Scan the records for the word "with". Copy each line that includes it.
┌─ RECORDS PROVIDED
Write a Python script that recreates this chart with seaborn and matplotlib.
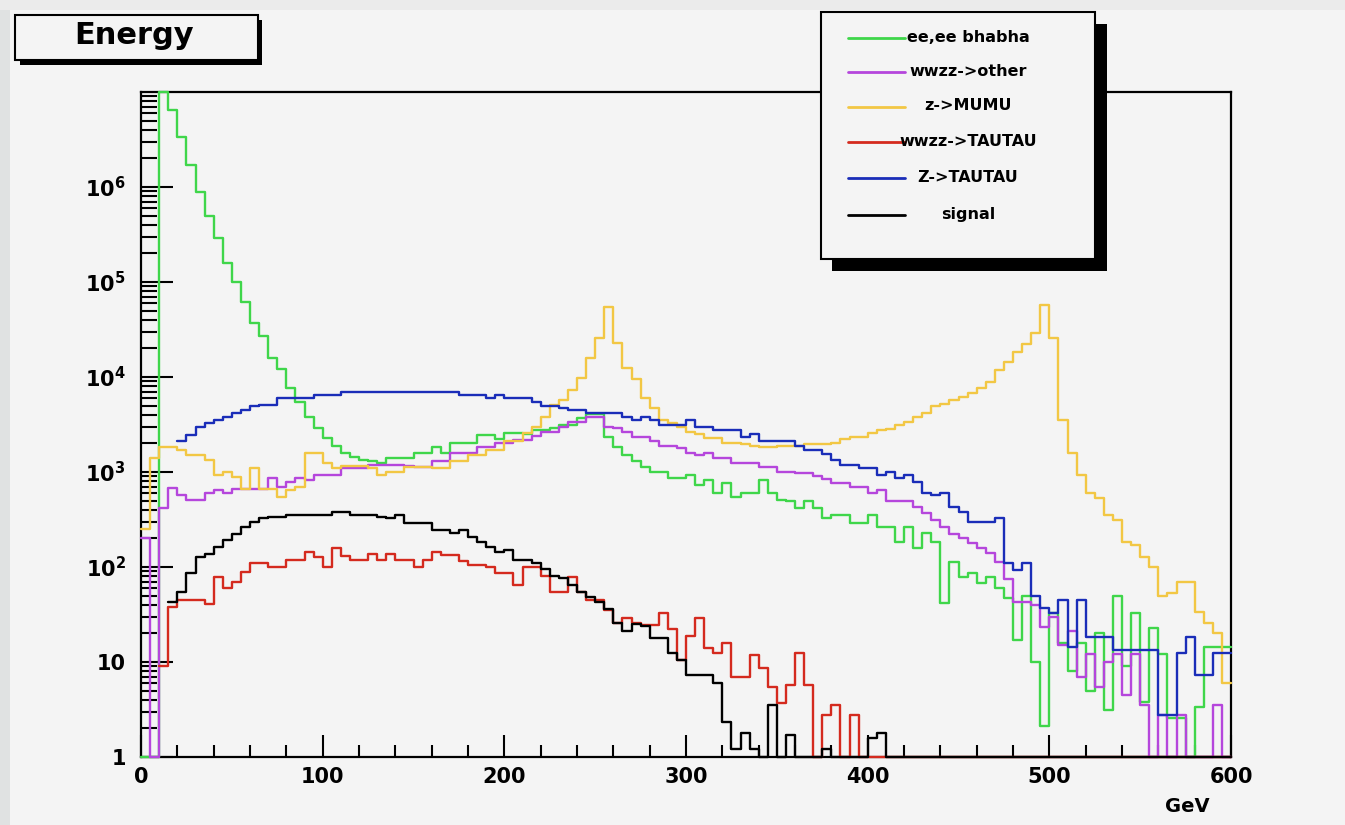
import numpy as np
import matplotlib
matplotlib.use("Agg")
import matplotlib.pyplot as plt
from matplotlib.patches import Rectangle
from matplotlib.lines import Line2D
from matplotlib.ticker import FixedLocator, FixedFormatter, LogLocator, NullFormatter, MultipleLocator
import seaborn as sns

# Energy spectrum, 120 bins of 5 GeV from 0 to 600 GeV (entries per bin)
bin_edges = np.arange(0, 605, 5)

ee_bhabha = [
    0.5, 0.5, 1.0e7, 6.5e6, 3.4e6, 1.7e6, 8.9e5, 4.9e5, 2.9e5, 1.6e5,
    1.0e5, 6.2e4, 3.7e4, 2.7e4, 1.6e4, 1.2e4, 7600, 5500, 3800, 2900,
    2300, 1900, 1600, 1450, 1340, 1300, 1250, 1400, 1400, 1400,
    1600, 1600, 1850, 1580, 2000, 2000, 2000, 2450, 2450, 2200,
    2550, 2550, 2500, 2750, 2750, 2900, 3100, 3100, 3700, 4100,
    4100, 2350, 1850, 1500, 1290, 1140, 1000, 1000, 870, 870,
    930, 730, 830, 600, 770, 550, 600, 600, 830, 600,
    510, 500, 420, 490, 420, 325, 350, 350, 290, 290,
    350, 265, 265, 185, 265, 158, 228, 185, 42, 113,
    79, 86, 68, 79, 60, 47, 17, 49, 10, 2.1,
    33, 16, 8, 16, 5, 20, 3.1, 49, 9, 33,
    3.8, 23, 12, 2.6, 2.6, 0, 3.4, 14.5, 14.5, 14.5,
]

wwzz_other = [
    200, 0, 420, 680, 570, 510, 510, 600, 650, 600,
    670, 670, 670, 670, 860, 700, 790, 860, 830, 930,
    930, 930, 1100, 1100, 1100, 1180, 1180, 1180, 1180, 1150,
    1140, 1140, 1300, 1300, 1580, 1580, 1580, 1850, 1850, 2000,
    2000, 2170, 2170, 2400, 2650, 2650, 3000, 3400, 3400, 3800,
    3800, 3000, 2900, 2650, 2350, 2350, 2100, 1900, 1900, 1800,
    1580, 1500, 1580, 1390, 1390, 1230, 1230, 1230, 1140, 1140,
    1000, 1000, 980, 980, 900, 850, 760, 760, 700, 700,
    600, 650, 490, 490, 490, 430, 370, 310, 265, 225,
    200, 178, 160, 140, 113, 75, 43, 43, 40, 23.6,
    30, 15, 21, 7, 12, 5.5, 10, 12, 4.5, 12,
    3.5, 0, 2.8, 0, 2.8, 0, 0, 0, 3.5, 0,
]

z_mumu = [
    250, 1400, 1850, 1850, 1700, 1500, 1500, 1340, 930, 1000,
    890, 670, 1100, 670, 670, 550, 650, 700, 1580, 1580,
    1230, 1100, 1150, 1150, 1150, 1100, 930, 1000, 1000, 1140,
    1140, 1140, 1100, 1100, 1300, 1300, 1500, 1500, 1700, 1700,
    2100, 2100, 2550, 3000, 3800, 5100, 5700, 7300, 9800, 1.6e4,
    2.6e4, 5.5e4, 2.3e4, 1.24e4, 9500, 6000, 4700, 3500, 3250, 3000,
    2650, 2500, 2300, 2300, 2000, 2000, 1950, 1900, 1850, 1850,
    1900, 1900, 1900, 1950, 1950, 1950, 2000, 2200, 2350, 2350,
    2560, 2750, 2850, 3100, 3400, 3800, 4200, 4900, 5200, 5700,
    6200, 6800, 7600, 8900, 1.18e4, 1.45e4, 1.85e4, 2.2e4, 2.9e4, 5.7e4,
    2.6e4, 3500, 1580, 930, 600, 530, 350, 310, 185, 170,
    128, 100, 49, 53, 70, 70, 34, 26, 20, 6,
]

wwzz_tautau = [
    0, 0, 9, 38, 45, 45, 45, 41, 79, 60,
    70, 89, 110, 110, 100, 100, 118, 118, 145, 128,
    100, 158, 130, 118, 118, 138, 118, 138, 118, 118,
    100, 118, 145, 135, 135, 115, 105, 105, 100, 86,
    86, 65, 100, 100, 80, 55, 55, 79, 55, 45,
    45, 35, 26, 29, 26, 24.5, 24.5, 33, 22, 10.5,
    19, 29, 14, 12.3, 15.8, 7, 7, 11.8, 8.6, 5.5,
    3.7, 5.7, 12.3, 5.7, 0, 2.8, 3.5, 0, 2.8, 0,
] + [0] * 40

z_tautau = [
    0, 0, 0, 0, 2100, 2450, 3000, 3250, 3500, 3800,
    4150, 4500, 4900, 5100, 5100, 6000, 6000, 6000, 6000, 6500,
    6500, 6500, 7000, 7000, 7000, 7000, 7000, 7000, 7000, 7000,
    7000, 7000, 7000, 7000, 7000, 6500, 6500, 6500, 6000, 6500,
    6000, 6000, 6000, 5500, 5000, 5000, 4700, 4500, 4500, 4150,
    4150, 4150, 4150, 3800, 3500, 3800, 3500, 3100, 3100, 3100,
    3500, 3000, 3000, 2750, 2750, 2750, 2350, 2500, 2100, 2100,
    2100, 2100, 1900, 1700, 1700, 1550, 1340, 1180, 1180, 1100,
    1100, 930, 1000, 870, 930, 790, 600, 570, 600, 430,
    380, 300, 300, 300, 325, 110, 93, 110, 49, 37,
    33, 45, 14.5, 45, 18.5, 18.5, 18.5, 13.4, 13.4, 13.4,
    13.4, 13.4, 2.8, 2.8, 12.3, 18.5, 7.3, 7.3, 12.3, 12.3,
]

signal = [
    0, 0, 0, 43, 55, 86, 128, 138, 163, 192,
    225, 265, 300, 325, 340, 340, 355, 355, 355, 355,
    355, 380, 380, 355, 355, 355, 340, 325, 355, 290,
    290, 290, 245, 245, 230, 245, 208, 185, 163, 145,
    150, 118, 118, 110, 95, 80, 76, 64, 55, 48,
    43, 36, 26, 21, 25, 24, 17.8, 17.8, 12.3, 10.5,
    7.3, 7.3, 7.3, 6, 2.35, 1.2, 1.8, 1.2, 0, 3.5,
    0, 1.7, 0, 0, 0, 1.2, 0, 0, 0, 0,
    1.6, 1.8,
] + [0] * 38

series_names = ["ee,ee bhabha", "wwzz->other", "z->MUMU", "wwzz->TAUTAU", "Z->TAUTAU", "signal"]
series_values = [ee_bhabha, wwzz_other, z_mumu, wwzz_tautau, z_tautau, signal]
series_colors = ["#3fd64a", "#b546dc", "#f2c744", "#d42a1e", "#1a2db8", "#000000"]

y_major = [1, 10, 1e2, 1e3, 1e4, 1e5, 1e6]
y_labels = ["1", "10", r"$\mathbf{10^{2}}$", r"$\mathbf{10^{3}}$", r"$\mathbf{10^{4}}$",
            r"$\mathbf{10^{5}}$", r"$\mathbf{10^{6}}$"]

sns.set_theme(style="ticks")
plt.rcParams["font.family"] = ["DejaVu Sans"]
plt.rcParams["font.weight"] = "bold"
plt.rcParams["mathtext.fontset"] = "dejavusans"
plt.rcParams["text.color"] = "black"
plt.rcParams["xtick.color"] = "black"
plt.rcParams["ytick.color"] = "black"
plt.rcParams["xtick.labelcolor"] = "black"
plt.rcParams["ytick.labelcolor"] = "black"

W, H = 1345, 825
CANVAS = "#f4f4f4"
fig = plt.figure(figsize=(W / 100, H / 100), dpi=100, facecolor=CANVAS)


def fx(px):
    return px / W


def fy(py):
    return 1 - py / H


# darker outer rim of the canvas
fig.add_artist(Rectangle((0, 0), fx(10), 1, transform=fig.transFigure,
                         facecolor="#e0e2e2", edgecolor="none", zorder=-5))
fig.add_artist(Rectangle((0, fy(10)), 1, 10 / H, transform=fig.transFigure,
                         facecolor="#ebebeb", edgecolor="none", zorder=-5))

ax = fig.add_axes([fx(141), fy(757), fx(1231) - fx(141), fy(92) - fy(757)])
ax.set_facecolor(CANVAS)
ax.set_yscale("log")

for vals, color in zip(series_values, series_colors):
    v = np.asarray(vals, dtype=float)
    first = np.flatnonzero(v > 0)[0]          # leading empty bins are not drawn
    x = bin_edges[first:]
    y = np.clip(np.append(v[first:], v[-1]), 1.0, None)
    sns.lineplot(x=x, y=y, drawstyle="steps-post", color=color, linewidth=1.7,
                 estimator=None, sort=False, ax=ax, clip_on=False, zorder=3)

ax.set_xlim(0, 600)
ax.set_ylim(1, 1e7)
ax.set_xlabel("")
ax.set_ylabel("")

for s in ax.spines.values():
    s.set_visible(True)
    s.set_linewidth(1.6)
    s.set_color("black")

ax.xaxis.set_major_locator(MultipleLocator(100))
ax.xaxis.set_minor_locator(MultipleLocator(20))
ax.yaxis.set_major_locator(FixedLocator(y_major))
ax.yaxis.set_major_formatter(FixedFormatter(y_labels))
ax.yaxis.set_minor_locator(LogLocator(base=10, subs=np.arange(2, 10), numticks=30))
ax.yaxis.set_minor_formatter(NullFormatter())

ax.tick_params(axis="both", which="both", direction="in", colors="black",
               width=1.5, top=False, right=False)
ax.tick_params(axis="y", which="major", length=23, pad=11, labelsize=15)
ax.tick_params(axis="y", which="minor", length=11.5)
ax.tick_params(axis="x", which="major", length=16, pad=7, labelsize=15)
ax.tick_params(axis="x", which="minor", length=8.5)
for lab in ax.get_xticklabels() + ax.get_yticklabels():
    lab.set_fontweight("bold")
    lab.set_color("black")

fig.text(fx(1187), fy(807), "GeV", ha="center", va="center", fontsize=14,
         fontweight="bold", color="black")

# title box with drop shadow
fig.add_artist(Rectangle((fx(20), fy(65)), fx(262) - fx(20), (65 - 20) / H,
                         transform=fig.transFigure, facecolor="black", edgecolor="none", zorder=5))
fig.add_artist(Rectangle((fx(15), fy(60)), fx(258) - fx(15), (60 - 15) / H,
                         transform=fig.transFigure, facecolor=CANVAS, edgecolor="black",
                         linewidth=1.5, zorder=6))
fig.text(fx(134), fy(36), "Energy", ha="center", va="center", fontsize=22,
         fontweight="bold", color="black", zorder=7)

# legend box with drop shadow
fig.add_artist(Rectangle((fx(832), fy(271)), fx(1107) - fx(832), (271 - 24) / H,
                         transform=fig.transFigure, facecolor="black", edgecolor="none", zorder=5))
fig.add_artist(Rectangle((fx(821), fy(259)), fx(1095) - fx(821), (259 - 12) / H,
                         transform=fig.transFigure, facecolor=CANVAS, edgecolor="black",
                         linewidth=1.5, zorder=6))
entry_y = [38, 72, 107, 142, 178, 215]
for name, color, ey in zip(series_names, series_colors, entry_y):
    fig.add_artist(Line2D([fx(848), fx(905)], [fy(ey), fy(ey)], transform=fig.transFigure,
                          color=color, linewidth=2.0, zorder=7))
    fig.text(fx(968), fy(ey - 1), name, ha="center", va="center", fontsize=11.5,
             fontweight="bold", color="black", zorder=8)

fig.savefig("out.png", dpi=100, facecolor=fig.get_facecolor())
└─
┌─ RECORDS PROVIDED
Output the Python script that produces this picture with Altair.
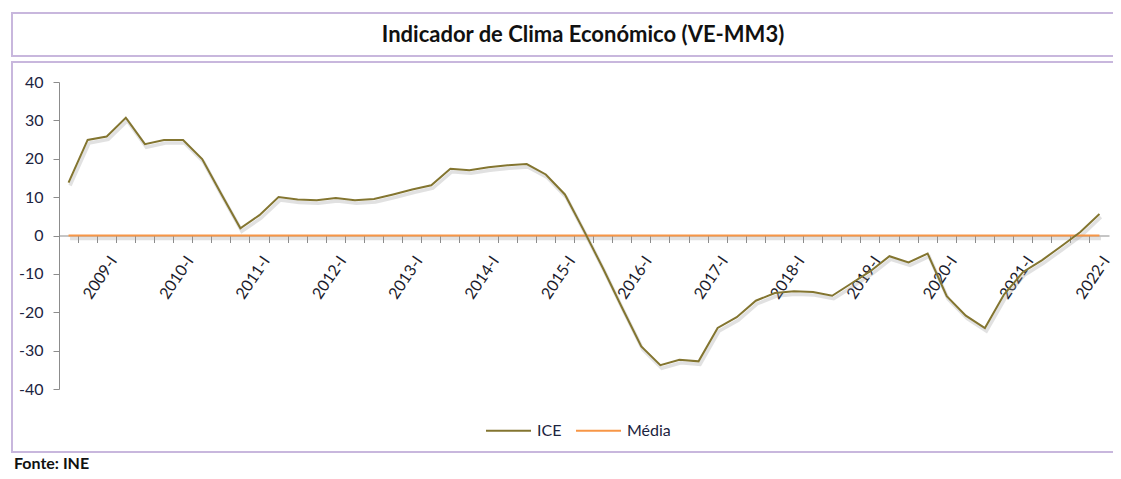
└─
## [FINISHED TASK]
Write a Python script that recreates this chart with seaborn and matplotlib.
# title box with drop shadow
# legend box with drop shadow
Output the Python script that produces this picture with Altair.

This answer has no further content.